Miss Anglin had enlisted the services of fourteen of California University’s loveliest and most talented coeds to form her Greek chorus. Beauty seems to flourish naturally on the Pacific coast, and some of these young ladies were glorious specimens of a truly Greek and statuesque charm. The recitation of one of the choruses, which was to be spoken in a kind of elastic rhythm to the music of the orchestra, was intrusted to one of these Dianas of Berkeley, and as she had no conception of this, to her, novel combination, Miss Anglin asked me to give her a separate rehearsal after lunch. I sat down at the piano and recited the chorus to her while I played the accompanying music. She stood by my side listening intently and looking like a statue of Diana of Ephesus. Then, bending her head with stately dignity, she said: “I get ya!” Alas! the illusion was gone, and her voice brought me back suddenly from my dream of 400 B. C. to California of 1915. She had not “got me,” however, and I was finally compelled to give this chorus to another young lady, less statuesque in form but more clever in achieving plastic unity between speech and music.

But my real troubles began when I tried to collect an orchestra of fifty for the performances. At that time there were not many good players in San Francisco, and even those few were permanently engaged in the big World’s Fair orchestra. My first rehearsal was truly pathetic—I had been so spoiled by the many years of association with my lovely New York Symphony Orchestra. But where there is a will there is a way, and by stealing a few men from the local theatres and borrowing a few more from the exposition orchestras, we were enabled to get a fairly good body of men assembled.
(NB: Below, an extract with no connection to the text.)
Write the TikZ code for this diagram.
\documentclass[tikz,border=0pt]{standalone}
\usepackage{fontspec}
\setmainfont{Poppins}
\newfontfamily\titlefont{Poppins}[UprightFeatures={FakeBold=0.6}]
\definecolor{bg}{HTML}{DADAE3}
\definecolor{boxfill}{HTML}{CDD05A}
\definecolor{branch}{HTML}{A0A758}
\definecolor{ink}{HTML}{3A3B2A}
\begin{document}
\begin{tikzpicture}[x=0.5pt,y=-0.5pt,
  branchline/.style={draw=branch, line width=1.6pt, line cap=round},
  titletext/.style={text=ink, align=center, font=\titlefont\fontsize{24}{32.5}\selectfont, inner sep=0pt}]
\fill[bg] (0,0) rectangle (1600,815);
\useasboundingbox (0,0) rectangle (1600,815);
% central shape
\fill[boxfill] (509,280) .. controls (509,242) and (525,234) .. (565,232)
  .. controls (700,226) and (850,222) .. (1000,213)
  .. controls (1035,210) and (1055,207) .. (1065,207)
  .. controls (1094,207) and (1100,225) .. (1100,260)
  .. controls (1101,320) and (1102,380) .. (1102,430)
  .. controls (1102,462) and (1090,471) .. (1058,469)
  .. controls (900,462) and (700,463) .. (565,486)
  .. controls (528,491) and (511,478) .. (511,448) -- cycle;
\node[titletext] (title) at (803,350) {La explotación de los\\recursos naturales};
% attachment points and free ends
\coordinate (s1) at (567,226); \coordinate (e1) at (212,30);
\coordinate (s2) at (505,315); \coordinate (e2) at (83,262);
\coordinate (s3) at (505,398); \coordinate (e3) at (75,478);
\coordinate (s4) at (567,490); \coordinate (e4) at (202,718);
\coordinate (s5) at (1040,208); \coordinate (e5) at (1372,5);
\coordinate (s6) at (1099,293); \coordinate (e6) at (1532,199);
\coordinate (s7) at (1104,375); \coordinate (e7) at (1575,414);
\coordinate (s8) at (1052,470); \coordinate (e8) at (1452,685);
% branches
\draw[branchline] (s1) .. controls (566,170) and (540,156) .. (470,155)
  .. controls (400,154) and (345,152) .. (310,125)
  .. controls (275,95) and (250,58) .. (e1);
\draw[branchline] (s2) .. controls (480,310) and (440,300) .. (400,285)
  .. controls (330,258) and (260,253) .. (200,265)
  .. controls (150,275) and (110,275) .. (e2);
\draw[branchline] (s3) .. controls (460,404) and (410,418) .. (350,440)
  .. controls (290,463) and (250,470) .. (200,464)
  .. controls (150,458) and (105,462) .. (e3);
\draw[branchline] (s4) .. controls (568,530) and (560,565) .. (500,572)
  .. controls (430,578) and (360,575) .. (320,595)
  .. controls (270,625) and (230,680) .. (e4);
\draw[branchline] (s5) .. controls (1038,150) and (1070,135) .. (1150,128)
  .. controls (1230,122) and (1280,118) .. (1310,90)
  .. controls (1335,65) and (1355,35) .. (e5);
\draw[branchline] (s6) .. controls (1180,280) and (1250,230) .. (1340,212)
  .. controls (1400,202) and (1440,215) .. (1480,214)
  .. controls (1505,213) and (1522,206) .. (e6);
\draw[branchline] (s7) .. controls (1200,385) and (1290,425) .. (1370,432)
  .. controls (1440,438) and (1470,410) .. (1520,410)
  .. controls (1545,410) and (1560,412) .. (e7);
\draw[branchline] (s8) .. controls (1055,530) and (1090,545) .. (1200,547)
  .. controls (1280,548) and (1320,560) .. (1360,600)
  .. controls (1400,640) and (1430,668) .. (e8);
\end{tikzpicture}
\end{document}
The success of Miss Anglin’s productions was truly remarkable. There were ten thousand people at each performance, and “Iphigenia in Aulis” had to be repeated twice. In this work the camp of Agamemnon and its atmosphere of war were graphically illustrated, and five hundred Berkeley students, picturesquely attired and well trained, gave a very vivid picture of the soldier’s camp, especially at the end of the play when the Oracle has announced that the wind has changed, and these hundreds of soldiers rushed across the stage in a tumult of joy to board their ships and sail for Troy.
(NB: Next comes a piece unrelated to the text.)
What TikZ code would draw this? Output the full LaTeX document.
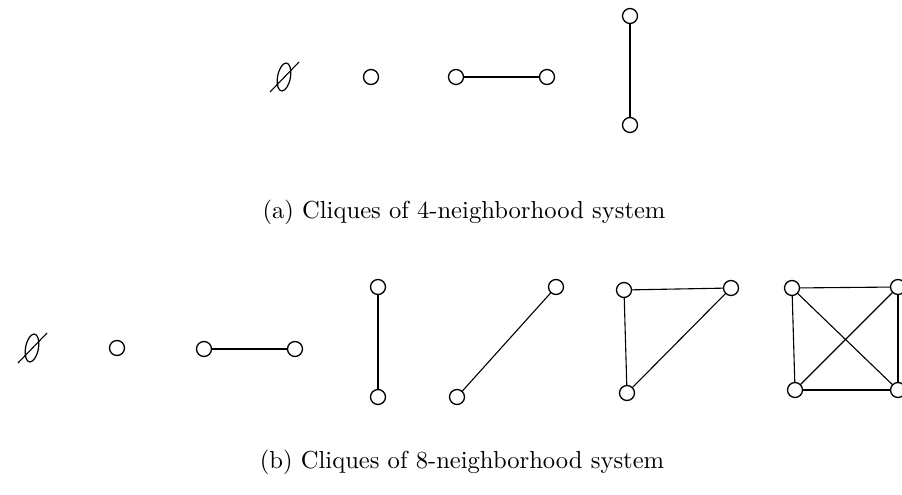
\documentclass[tikz,border=0pt]{standalone}
\begin{document}
\begin{tikzpicture}[x=1pt,y=-1pt,
  vert/.style={circle,draw,line width=1.3pt,minimum size=15pt,inner sep=0pt},
  edge/.style={line width=1.1pt},
  emptyset/.style={line width=1.2pt,xslant=0.15},
  captext/.style={scale=2.46,inner sep=0pt}]
\useasboundingbox (0,0) rectangle (902,495);
% empty set symbols
\draw[shift={(284,77)},emptyset] (0,0) ellipse [x radius=6.5pt,y radius=14pt];
\draw[edge] (270,92) -- (299,62);
\draw[shift={(32,348)},emptyset] (0,0) ellipse [x radius=6.5pt,y radius=14pt];
\draw[edge] (18,363) -- (47,333);
% row (a)
\node[vert] (a1) at (371,77) {};
\node[vert] (a2) at (456,77) {};
\node[vert] (a3) at (547,77) {};
\node[vert] (a4) at (630,16) {};
\node[vert] (a5) at (630,125) {};
\draw[edge] (a2) -- (a3);
\draw[edge] (a4) -- (a5);
\node[captext] (ca) at (464,212) {(a) Cliques of 4-neighborhood system};
% row (b)
\node[vert] (b1) at (117,348) {};
\node[vert] (b2) at (204,349) {};
\node[vert] (b3) at (295,349) {};
\node[vert] (b4) at (378,287) {};
\node[vert] (b5) at (378,397) {};
\node[vert] (b6) at (556,287) {};
\node[vert] (b7) at (457,397) {};
\node[vert] (t1) at (624,290) {};
\node[vert] (t2) at (731,288) {};
\node[vert] (t3) at (627,393) {};
\node[vert] (s1) at (792,288) {};
\node[vert] (s2) at (898,287) {};
\node[vert] (s3) at (795,390) {};
\node[vert] (s4) at (898,390) {};
\draw[edge] (b2) -- (b3);
\draw[edge] (b4) -- (b5);
\draw[edge] (b6) -- (b7);
\draw[edge] (t1) -- (t2);
\draw[edge] (t1) -- (t3);
\draw[edge] (t2) -- (t3);
\draw[edge] (s1) -- (s2);
\draw[edge] (s1) -- (s3);
\draw[edge] (s2) -- (s4);
\draw[edge] (s3) -- (s4);
\draw[edge] (s1) -- (s4);
\draw[edge] (s2) -- (s3);
\node[captext] (cb) at (462,462) {(b) Cliques of 8-neighborhood system};
\end{tikzpicture}
\end{document}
The “Electra,” for which William Furst had written music for Miss Anglin years before, was also performed. Eventually I also composed music for this play, and all three of the dramas were performed in New York a few years later at the request of Mr. Flagler, on the stage of Carnegie Hall, which had been skilfully converted for the occasion into a Greek theatre.

We all marvelled how vividly modern these plays, written more than two thousand years ago, seemed as given under the artistic direction of Margaret Anglin. Electra, waiting outside the walls of the palace for the sound that shall announce to her the death of Ægisthus and Clytemnestra; Medea, having entered the palace to kill her own and Jason’s children in order to punish him for his marriage to the young Princess, while the chorus, shaking the iron grill of the doors, implore Medea not to slay her children; Iphigenia, youngest daughter of Agamemnon, descending alone the great flight of steps to suffer death in the sacred grove of the goddess Artemis, that her wrath may be appeased and favorable winds may send the armies of Agamemnon to Troy—all these are unforgettable scenes, and I was overjoyed to feel that the music which I had written was not inappropriate, but formed a good background for these crucial moments.